> _TASK INSTRUCTIONS_
Copy everything in the data below exactly except the pictures.

>> Begin DATA BLOCK

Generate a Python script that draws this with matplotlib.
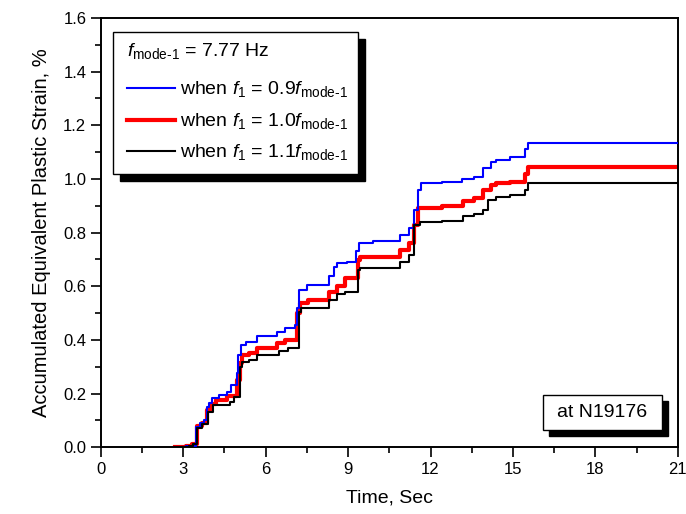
import matplotlib
matplotlib.use("Agg")
import matplotlib.pyplot as plt
from matplotlib.patches import Rectangle
from matplotlib.ticker import MultipleLocator

plt.rcParams['font.family'] = ['Liberation Sans', 'DejaVu Sans']
plt.rcParams['mathtext.fontset'] = 'custom'
plt.rcParams['mathtext.rm'] = 'Liberation Sans'
plt.rcParams['mathtext.it'] = 'Liberation Sans:italic'

# ---- data (step curves, time in s, strain in %) ----
t_09 = [2.7, 3.1, 3.45, 3.6, 3.75, 3.85, 3.95, 4.05, 4.3, 4.6, 4.75, 4.95, 5.0, 5.1, 5.3, 5.7,
        6.4, 6.7, 7.05, 7.15, 7.2, 7.5, 8.3, 8.5, 8.6, 8.95, 9.3, 9.4, 9.9, 10.9, 11.2, 11.4,
        11.55, 11.65, 12.4, 13.15, 13.6, 13.9, 14.2, 14.4, 14.9, 15.45, 15.55, 21.0]
v_09 = [0.0, 0.005, 0.076, 0.09, 0.10, 0.15, 0.164, 0.183, 0.194, 0.206, 0.23, 0.276, 0.343,
        0.38, 0.393, 0.414, 0.43, 0.443, 0.455, 0.52, 0.586, 0.604, 0.638, 0.672, 0.687, 0.69,
        0.73, 0.762, 0.768, 0.79, 0.817, 0.884, 0.96, 0.984, 0.99, 0.998, 1.008, 1.04, 1.065,
        1.07, 1.08, 1.11, 1.133, 1.133]

t_10 = [2.7, 3.1, 3.3, 3.5, 3.7, 3.85, 4.0, 4.2, 4.6, 4.95, 5.05, 5.15, 5.4, 5.7, 6.4, 6.7,
        7.15, 7.25, 7.55, 8.3, 8.6, 8.9, 9.35, 9.45, 10.9, 11.2, 11.4, 11.55, 12.4, 13.2, 13.6,
        13.9, 14.2, 14.4, 14.9, 15.45, 15.55, 21.0]
v_10 = [0.0, 0.003, 0.01, 0.08, 0.09, 0.14, 0.16, 0.175, 0.19, 0.25, 0.313, 0.343, 0.35, 0.368,
        0.387, 0.40, 0.50, 0.536, 0.548, 0.58, 0.60, 0.63, 0.698, 0.708, 0.735, 0.76, 0.828,
        0.89, 0.899, 0.919, 0.93, 0.96, 0.978, 0.984, 0.99, 1.02, 1.046, 1.046]

t_11 = [2.7, 3.2, 3.35, 3.5, 3.7, 3.9, 4.1, 4.7, 4.85, 5.05, 5.15, 5.4, 5.7, 6.5, 6.8, 7.2,
        7.3, 8.3, 8.6, 8.9, 9.35, 9.45, 10.9, 11.2, 11.4, 11.6, 12.4, 13.2, 13.6, 13.9, 14.1,
        14.4, 14.9, 15.45, 15.55, 21.0]
v_11 = [0.0, 0.003, 0.01, 0.07, 0.085, 0.13, 0.157, 0.169, 0.188, 0.30, 0.318, 0.325, 0.345,
        0.36, 0.368, 0.505, 0.518, 0.548, 0.57, 0.58, 0.66, 0.667, 0.69, 0.716, 0.828, 0.84,
        0.845, 0.862, 0.87, 0.884, 0.92, 0.934, 0.94, 0.96, 0.986, 0.986]

SUB = r'_{\mathrm{mode}\text{-}1}'
labels = [r'when $f_1$ = 0.9$f' + SUB + '$',
          r'when $f_1$ = 1.0$f' + SUB + '$',
          r'when $f_1$ = 1.1$f' + SUB + '$']
header = r'$f' + SUB + '$ = 7.77 Hz'
annot = 'at N19176'

x_ticks = [0, 3, 6, 9, 12, 15, 18, 21]
y_ticks = [0.0, 0.2, 0.4, 0.6, 0.8, 1.0, 1.2, 1.4, 1.6]

fig = plt.figure(figsize=(6.86, 5.14), dpi=100)
ax = fig.add_axes([0.147, 0.130, 0.841, 0.835])

ax.plot(t_09, v_09, color='#0000ff', lw=1.5, drawstyle='steps-post', zorder=3)
ax.plot(t_10, v_10, color='#ff0000', lw=3.0, drawstyle='steps-post', zorder=2)
ax.plot(t_11, v_11, color='#000000', lw=1.5, drawstyle='steps-post', zorder=4)

ax.set_xlim(0, 21)
ax.set_ylim(0, 1.6)
ax.set_xticks(x_ticks)
ax.set_yticks(y_ticks)
ax.set_yticklabels([f'{y:.1f}' for y in y_ticks])
ax.xaxis.set_minor_locator(MultipleLocator(1.5))
ax.yaxis.set_minor_locator(MultipleLocator(0.1))
ax.tick_params(which='major', direction='out', length=7, width=1.2, labelsize=12, colors='black')
ax.tick_params(which='minor', direction='out', length=4, width=1.2)
ax.tick_params(top=False, right=False, which='both')
for s in ax.spines.values():
    s.set_linewidth(1.4)
ax.set_xlabel('Time, Sec', fontsize=14, labelpad=9)
ax.set_ylabel('Accumulated Equivalent Plastic Strain, %', fontsize=14.5, labelpad=9)

# ---- legend box with shadow ----
def px2ax(x, y):
    return ((x - 101) / (678 - 101), (447 - y) / (447 - 18))

def shadow_box(x0, y0, x1, y1, off=7):
    ax0, ay1 = px2ax(x0, y1)
    ax1, ay0 = px2ax(x1, y0)
    w, h = ax1 - ax0, ay0 - ay1
    dx, dy = off / 577, off / 429
    ax.add_patch(Rectangle((ax0 + dx, ay1 - dy), w, h, transform=ax.transAxes,
                           facecolor='black', edgecolor='black', zorder=8, clip_on=False))
    ax.add_patch(Rectangle((ax0, ay1), w, h, transform=ax.transAxes,
                           facecolor='white', edgecolor='black', lw=1.0, zorder=9, clip_on=False))

shadow_box(113, 32, 358, 174)
hx, hy = px2ax(127, 51)
ax.text(hx, hy, header, transform=ax.transAxes, fontsize=14, va='center', ha='left', zorder=10)
colors = ['#0000ff', '#ff0000', '#000000']
widths = [1.5, 3.0, 1.5]
rows_y = [96, 128, 159]
for lab, c, w, yy in zip(labels, colors, widths, rows_y):
    lx0, ly = px2ax(127, yy - 8)
    lx1, _ = px2ax(175, yy - 8)
    ax.plot([lx0, lx1], [ly, ly], color=c, lw=w, transform=ax.transAxes, zorder=10, clip_on=False)
    tx, ty = px2ax(180, yy - 7)
    ax.text(tx, ty, lab, transform=ax.transAxes, fontsize=14, va='center', ha='left', zorder=10)

# ---- annotation box ----
shadow_box(543, 395, 662, 430, off=6)
ax_, ay_ = px2ax(602, 412)
ax.text(ax_, ay_, annot, transform=ax.transAxes, fontsize=14, va='center', ha='center', zorder=10)

fig.savefig('out.png', dpi=100)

>> End DATA BLOCK

> _THE RESULT_
Generate a Python script that draws this with matplotlib.
import matplotlib
matplotlib.use("Agg")
import matplotlib.pyplot as plt
from matplotlib.patches import Rectangle
from matplotlib.ticker import MultipleLocator

plt.rcParams['font.family'] = ['Liberation Sans', 'DejaVu Sans']
plt.rcParams['mathtext.fontset'] = 'custom'
plt.rcParams['mathtext.rm'] = 'Liberation Sans'
plt.rcParams['mathtext.it'] = 'Liberation Sans:italic'

# ---- data (step curves, time in s, strain in %) ----
t_09 = [2.7, 3.1, 3.45, 3.6, 3.75, 3.85, 3.95, 4.05, 4.3, 4.6, 4.75, 4.95, 5.0, 5.1, 5.3, 5.7,
        6.4, 6.7, 7.05, 7.15, 7.2, 7.5, 8.3, 8.5, 8.6, 8.95, 9.3, 9.4, 9.9, 10.9, 11.2, 11.4,
        11.55, 11.65, 12.4, 13.15, 13.6, 13.9, 14.2, 14.4, 14.9, 15.45, 15.55, 21.0]
v_09 = [0.0, 0.005, 0.076, 0.09, 0.10, 0.15, 0.164, 0.183, 0.194, 0.206, 0.23, 0.276, 0.343,
        0.38, 0.393, 0.414, 0.43, 0.443, 0.455, 0.52, 0.586, 0.604, 0.638, 0.672, 0.687, 0.69,
        0.73, 0.762, 0.768, 0.79, 0.817, 0.884, 0.96, 0.984, 0.99, 0.998, 1.008, 1.04, 1.065,
        1.07, 1.08, 1.11, 1.133, 1.133]

t_10 = [2.7, 3.1, 3.3, 3.5, 3.7, 3.85, 4.0, 4.2, 4.6, 4.95, 5.05, 5.15, 5.4, 5.7, 6.4, 6.7,
        7.15, 7.25, 7.55, 8.3, 8.6, 8.9, 9.35, 9.45, 10.9, 11.2, 11.4, 11.55, 12.4, 13.2, 13.6,
        13.9, 14.2, 14.4, 14.9, 15.45, 15.55, 21.0]
v_10 = [0.0, 0.003, 0.01, 0.08, 0.09, 0.14, 0.16, 0.175, 0.19, 0.25, 0.313, 0.343, 0.35, 0.368,
        0.387, 0.40, 0.50, 0.536, 0.548, 0.58, 0.60, 0.63, 0.698, 0.708, 0.735, 0.76, 0.828,
        0.89, 0.899, 0.919, 0.93, 0.96, 0.978, 0.984, 0.99, 1.02, 1.046, 1.046]

t_11 = [2.7, 3.2, 3.35, 3.5, 3.7, 3.9, 4.1, 4.7, 4.85, 5.05, 5.15, 5.4, 5.7, 6.5, 6.8, 7.2,
        7.3, 8.3, 8.6, 8.9, 9.35, 9.45, 10.9, 11.2, 11.4, 11.6, 12.4, 13.2, 13.6, 13.9, 14.1,
        14.4, 14.9, 15.45, 15.55, 21.0]
v_11 = [0.0, 0.003, 0.01, 0.07, 0.085, 0.13, 0.157, 0.169, 0.188, 0.30, 0.318, 0.325, 0.345,
        0.36, 0.368, 0.505, 0.518, 0.548, 0.57, 0.58, 0.66, 0.667, 0.69, 0.716, 0.828, 0.84,
        0.845, 0.862, 0.87, 0.884, 0.92, 0.934, 0.94, 0.96, 0.986, 0.986]

SUB = r'_{\mathrm{mode}\text{-}1}'
labels = [r'when $f_1$ = 0.9$f' + SUB + '$',
          r'when $f_1$ = 1.0$f' + SUB + '$',
          r'when $f_1$ = 1.1$f' + SUB + '$']
header = r'$f' + SUB + '$ = 7.77 Hz'
annot = 'at N19176'

x_ticks = [0, 3, 6, 9, 12, 15, 18, 21]
y_ticks = [0.0, 0.2, 0.4, 0.6, 0.8, 1.0, 1.2, 1.4, 1.6]

fig = plt.figure(figsize=(6.86, 5.14), dpi=100)
ax = fig.add_axes([0.147, 0.130, 0.841, 0.835])

ax.plot(t_09, v_09, color='#0000ff', lw=1.5, drawstyle='steps-post', zorder=3)
ax.plot(t_10, v_10, color='#ff0000', lw=3.0, drawstyle='steps-post', zorder=2)
ax.plot(t_11, v_11, color='#000000', lw=1.5, drawstyle='steps-post', zorder=4)

ax.set_xlim(0, 21)
ax.set_ylim(0, 1.6)
ax.set_xticks(x_ticks)
ax.set_yticks(y_ticks)
ax.set_yticklabels([f'{y:.1f}' for y in y_ticks])
ax.xaxis.set_minor_locator(MultipleLocator(1.5))
ax.yaxis.set_minor_locator(MultipleLocator(0.1))
ax.tick_params(which='major', direction='out', length=7, width=1.2, labelsize=12, colors='black')
ax.tick_params(which='minor', direction='out', length=4, width=1.2)
ax.tick_params(top=False, right=False, which='both')
for s in ax.spines.values():
    s.set_linewidth(1.4)
ax.set_xlabel('Time, Sec', fontsize=14, labelpad=9)
ax.set_ylabel('Accumulated Equivalent Plastic Strain, %', fontsize=14.5, labelpad=9)

# ---- legend box with shadow ----
def px2ax(x, y):
    return ((x - 101) / (678 - 101), (447 - y) / (447 - 18))

def shadow_box(x0, y0, x1, y1, off=7):
    ax0, ay1 = px2ax(x0, y1)
    ax1, ay0 = px2ax(x1, y0)
    w, h = ax1 - ax0, ay0 - ay1
    dx, dy = off / 577, off / 429
    ax.add_patch(Rectangle((ax0 + dx, ay1 - dy), w, h, transform=ax.transAxes,
                           facecolor='black', edgecolor='black', zorder=8, clip_on=False))
    ax.add_patch(Rectangle((ax0, ay1), w, h, transform=ax.transAxes,
                           facecolor='white', edgecolor='black', lw=1.0, zorder=9, clip_on=False))

shadow_box(113, 32, 358, 174)
hx, hy = px2ax(127, 51)
ax.text(hx, hy, header, transform=ax.transAxes, fontsize=14, va='center', ha='left', zorder=10)
colors = ['#0000ff', '#ff0000', '#000000']
widths = [1.5, 3.0, 1.5]
rows_y = [96, 128, 159]
for lab, c, w, yy in zip(labels, colors, widths, rows_y):
    lx0, ly = px2ax(127, yy - 8)
    lx1, _ = px2ax(175, yy - 8)
    ax.plot([lx0, lx1], [ly, ly], color=c, lw=w, transform=ax.transAxes, zorder=10, clip_on=False)
    tx, ty = px2ax(180, yy - 7)
    ax.text(tx, ty, lab, transform=ax.transAxes, fontsize=14, va='center', ha='left', zorder=10)

# ---- annotation box ----
shadow_box(543, 395, 662, 430, off=6)
ax_, ay_ = px2ax(602, 412)
ax.text(ax_, ay_, annot, transform=ax.transAxes, fontsize=14, va='center', ha='center', zorder=10)

fig.savefig('out.png', dpi=100)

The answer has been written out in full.